R-Squared: Telling us what we know and what we do not know

Quantitative Results

Regressions are one of the more common analyses used in quantitative doctoral research, and for good reason. A regression can use a set of variables to come up with predictions regarding what a certain outcome might be. However, regression analyses are not a perfect way to predict things, and statistics such as the R-squared (R2) can give insight into the limitations of the prediction.

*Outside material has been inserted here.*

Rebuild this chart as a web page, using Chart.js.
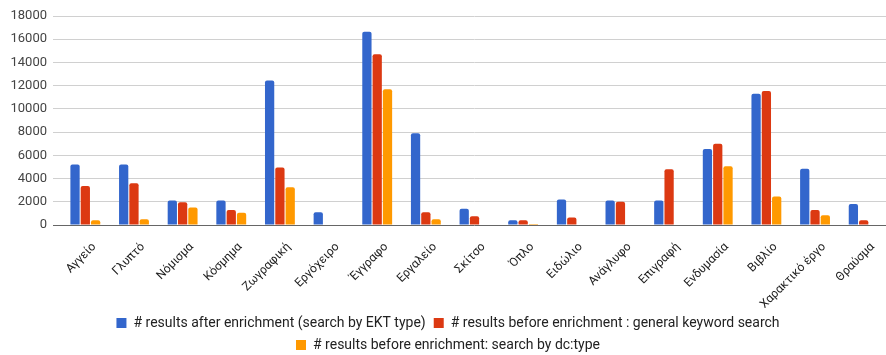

The R2, or coefficient of determination, is a way to understand just how well you are able to predict your outcome. For example, we could guess at an employee’s projected longevity with a company based on a few things we know directly. If we knew every little detail about the employee, we might get closer and closer to a perfectly accurate projection. The problem is that we have no way to know everything about this employee. While we do not necessarily know about the employee’s personal life, formative experiences, or private plans to apply to a competitor, we can at least gauge how limited our predictions may be based on the absence of this unknown information. This is where the R2 comes into play.

The R2 tells us the percentage of variance in the outcome that is explained by the predictor variables (i.e., the information we do know). A perfect R2 of 1.00 means that our predictor variables explain 100% of the variance in the outcome we are trying to predict. In other words, an R2 of 1.00 means that we can use the predictor variables to know precisely what the outcome’s value will be with no room for error. An example of an R2 of 1.00 might be predicting the number of candles on a perfectly adorned birthday cake using the celebrant’s age. Under perfect circumstances, we have all the information we need (age) to know how many candles will be on the cake. As you deviate from the perfectly-appointed-cake ideal, the prediction might not do so well using just age. In reality, other factors may come into play, such as cake space, tradition, and whether it makes sense to cram 116 candles on Kane Takana’s cake.

However, in real research studies, your R2 will (almost) never be perfect. In the real world, we might get an R2 of .20, meaning we are only accounting for 20% of the variance in our outcome. This means the other 80% is variance we cannot explain. In other words, the other 80% is variance due to the information that we do not know. In the cake example, the other 80% might then come down to tradition, cake space, or maybe the celebrant’s gluten intolerance. Therefore, the R2 gives us an idea of how much the regression can tell us about the outcome, but also how much is left to outside influence. Knowing how much you do not know may be just as important as knowing how much you do, because this can give you and future researchers the opportunity to look elsewhere for other information that might push your R2 closer to 1.00. That said, finding a perfect R2 in real-world data might be a red flag – similar to finding a holy grail item in a Goodwill; you might want to think twice before you celebrate.